AIM OF THE TASK
Pull out every line below that contains the word "matplotlib".

DATA EXTRACT
--- BEGIN ---

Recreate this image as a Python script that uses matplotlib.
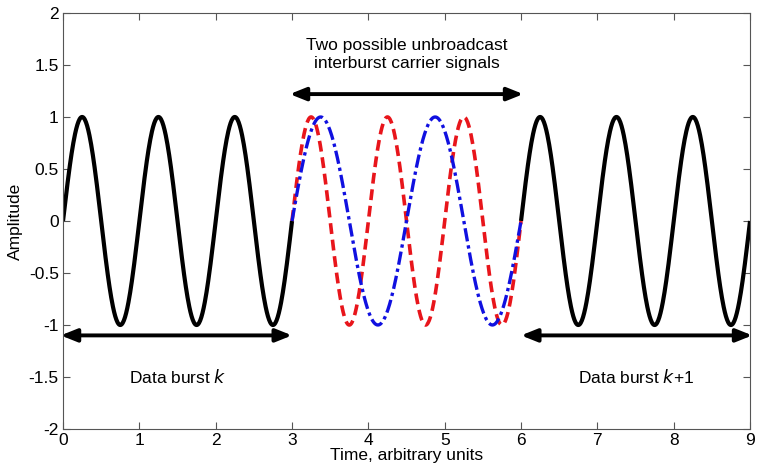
import numpy as np
import matplotlib
matplotlib.use("Agg")
import matplotlib.pyplot as plt

plt.rcParams['font.family'] = ['Liberation Sans', 'DejaVu Sans']

# Signal parameters
burst_segments = [(0.0, 3.0), (6.0, 9.0)]   # black data bursts
burst_period = 1.0
gap_segment = (3.0, 6.0)
red_period = 1.0       # red dashed carrier
blue_period = 1.5      # blue dash-dot carrier
amplitude = 1.0

xticks = [0, 1, 2, 3, 4, 5, 6, 7, 8, 9]
yticks = [-2, -1.5, -1, -0.5, 0, 0.5, 1, 1.5, 2]
ytick_labels = ['-2', '-1.5', '-1', '-0.5', '0', '0.5', '1', '1.5', '2']

FS = 12.5

fig = plt.figure(figsize=(7.62, 4.68), dpi=100)
ax = fig.add_axes([0.0827, 0.0833, 0.9016, 0.889])

for (a, b) in burst_segments:
    t = np.linspace(a, b, 400)
    ax.plot(t, amplitude * np.sin(2 * np.pi * t / burst_period), color='black', lw=3.0,
            solid_capstyle='butt')

t = np.linspace(gap_segment[0], gap_segment[1], 400)
ax.plot(t, amplitude * np.sin(2 * np.pi * (t - gap_segment[0]) / red_period), color='#e8151b',
        lw=2.6, linestyle=(0, (3, 1.6)))
ax.plot(t, amplitude * np.sin(2 * np.pi * (t - gap_segment[0]) / blue_period), color='#1010e0',
        lw=2.4, linestyle=(0, (4, 1.2, 1, 1.2)))

arrow_kw = dict(arrowstyle='<|-|>,head_length=0.8,head_width=0.32', color='black', lw=2.8,
                shrinkA=0, shrinkB=0, mutation_scale=12)
ax.annotate('', xy=(-0.03, -1.1), xytext=(3.0, -1.1), arrowprops=arrow_kw, annotation_clip=False)
ax.annotate('', xy=(6.0, -1.1), xytext=(9.03, -1.1), arrowprops=arrow_kw, annotation_clip=False)
ax.annotate('', xy=(2.97, 1.22), xytext=(6.03, 1.22), arrowprops=arrow_kw, annotation_clip=False)

ax.text(4.5, 1.6, 'Two possible unbroadcast\ninterburst carrier signals', ha='center',
        va='center', fontsize=FS, linespacing=1.2)
ax.text(1.5, -1.5, 'Data burst $\\it{k}$', ha='center', va='center', fontsize=FS)
ax.text(7.5, -1.5, 'Data burst $\\it{k}$+1', ha='center', va='center', fontsize=FS)

ax.set_xlim(0, 9)
ax.set_ylim(-2, 2)
ax.set_xticks(xticks)
ax.set_yticks(yticks)
ax.set_yticklabels(ytick_labels)
ax.tick_params(direction='in', top=True, right=True, length=5, labelsize=FS, color='#555555',
               pad=3)
for s in ax.spines.values():
    s.set_color('#555555')
ax.set_xlabel('Time, arbitrary units', fontsize=FS, labelpad=0)
ax.set_ylabel('Amplitude', fontsize=FS, labelpad=4)

fig.savefig('out.png', dpi=100)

--- END ---

EXERCISE SOLUTION
Recreate this image as a Python script that uses matplotlib.
import matplotlib
matplotlib.use("Agg")
import matplotlib.pyplot as plt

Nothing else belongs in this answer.